Penulis: Indah Puspita Sari, Mahasiswi Fakultas Hukum, Universitas Pamulang (UNPAM) Serang
OPINI – Tindakan korupsi, yang merupakan penyalahgunaan kekuasaan untuk keuntungan pribadi, dapat merugikan berbagai elemen masyarakat, sistem hukum, perekonomian, hingga kestabilan negara. Korupsi sering kali kita temui dalam kehidupan sehari-hari, seperti penyuapan, gratifikasi ilegal, penggelapan dana, dan pemerasan. Dampaknya sangat besar, mulai dari kehidupan masyarakat, ekonomi, hingga sistem hukum yang berlaku.
Korupsi jelas bertentangan dengan ideologi negara, yaitu Pancasila. Pancasila menjadi dasar penyelenggaraan negara dan pandangan hidup bangsa. UU No. 28 Tahun 1999 mengatur penyelenggaraan negara yang bersih dan bebas dari Korupsi, Kolusi, dan Nepotisme, menegaskan bahwa korupsi adalah penyimpangan dari ideologi negara.
Terkait dengan pernyataan Presiden Prabowo yang berencana memberantas korupsi dengan memberikan amnesti, asalkan dana yang dikorupsi dikembalikan, ini adalah langkah yang keliru. Memang, pemberantasan korupsi bertujuan baik, yaitu memulihkan, mencegah, dan menghapuskan tindak korupsi di masa depan. Namun, pendekatan untuk memaafkan tindakan korupsi justru akan memperburuk situasi dan bertentangan dengan UU Pemberantasan Korupsi. Mengembalikan dana yang dikorupsi hanya akan menjadi alasan untuk meringankan hukuman, bukan untuk memberikan efek jera.

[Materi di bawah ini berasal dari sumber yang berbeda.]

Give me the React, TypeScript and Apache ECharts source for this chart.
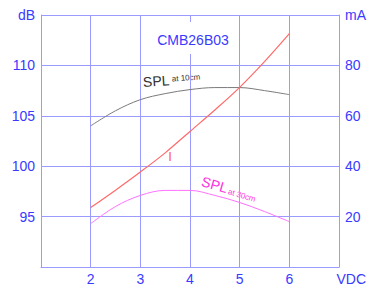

Langkah memaafkan korupsi ini bisa memicu perdebatan di masyarakat mengenai adanya amnesti di balik upaya pemberantasan. Masyarakat mungkin akan menganggap ini sebagai bentuk perlakuan istimewa bagi para koruptor dan sekelilingnya. Hal ini juga bisa memunculkan pemikiran di kalangan orang-orang tidak bertanggung jawab untuk melakukan korupsi, karena ada jaminan pemaafan tanpa efek jera.
Pernyataan tersebut juga bertentangan dengan ideologi negara, khususnya sila kelima Pancasila, yang menekankan “Keadilan sosial bagi seluruh rakyat Indonesia.” Korupsi menciptakan ketimpangan sosial dan memperburuk kesenjangan ekonomi. Dengan memaafkan tindakan korupsi, kepercayaan publik terhadap pemerintahan akan rusak, karena mengabaikan prinsip keadilan dan tidak merealisasikan kesejahteraan rakyat seperti yang tercantum dalam Pancasila.